Angespante finanzielle Lage

Jonathan Tah hat tolle Anlagen, lernt aber in jedem Spiel noch dazu. Pierre-Michel Lasogga hat anfangs nach Belieben geknipst, neun Treffer sind auch eine starke Quote. Ob Lasogga aber überhaupt in Hamburg bleibt, ist weiter nicht geklärt. Die finanzielle Situation des Klubs nach drei Jahren in Folge mit satten Minusbilanzen ist weiter angespannt, weshalb sich Transfers eher auf der Abgabe-, denn der Zukaufseite verwirklichen lassen.

Hoffnung machen die Rückkehr von Ivo Illicevic und dass sich Milan Badelj im defensiven Mittelfeld stabilisiert hat. Die große Sehnsucht liegt aber in der Arbeit van Marwijks. "Ich hoffe, dass ich endlich mal mit dem ganzen Kader trainieren kann", sagt der.
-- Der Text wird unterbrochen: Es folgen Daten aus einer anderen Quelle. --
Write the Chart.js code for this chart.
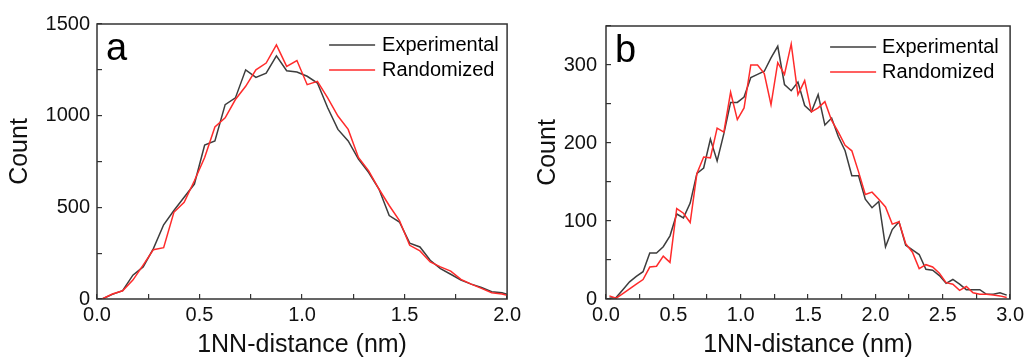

"Es gibt Spieler, die haben noch nie mit mir zusammen auf dem Platz gestanden: Dennis Diekmeier, Kerem Demirbay, Slobodan Rajkovic. Und ich hoffe, dass Heiko Westermann und Rene Adler schnell wieder fit werden. Nur, wenn alle fit sind, können wir ein Niveau erreichen, um keine Angst zu bekommen." Den Glauben an die Qualität seiner Spieler will van Marwijk nicht verlieren. Dazu muss er aber an ihrer Mentalität arbeiten.

Superlative für schlechte Leistungen

Van Marwijk hat nun schon mehrmals den Superlativ bemüht, um die negativen Leistungen seiner Mannschaft einzuordnen. Nach dem 3:5 in Leverkusen, der ersten bitteren Niederlage seiner Amtszeit in Hamburg, verwies er bereits darauf, dass es einmalig in seiner Laufbahn gewesen sei, wie leicht man dem Gegner die Tore geschenkt habe.

Es wiederholt sich einiges schon wieder beim Hamburger SV. 17 Trainer in den letzten 15 Jahren hatten schon ihre Erfahrungen mit den Hanseaten gemacht. Dass mit Jansen nur noch ein Spieler im Kader steht, der länger als fünf Jahre im Klub ist, ist da nur die logische Konsequenz. Es wäre nachvollziehbar, würde Jansen seinen bis 2015 datierten Vertrag in Hamburg nicht erfüllen.

Bert van Marwijk hat trotz aller Probleme nicht vor, frühzeitig wieder hinzuwerfen. Auch wenn er schon einige Male ziemlich verzweifelt schien. "Ich bin keiner, der aufgibt", sagt er fast trotzig. "Ich kriege in solchen Situation eher noch mehr Energie."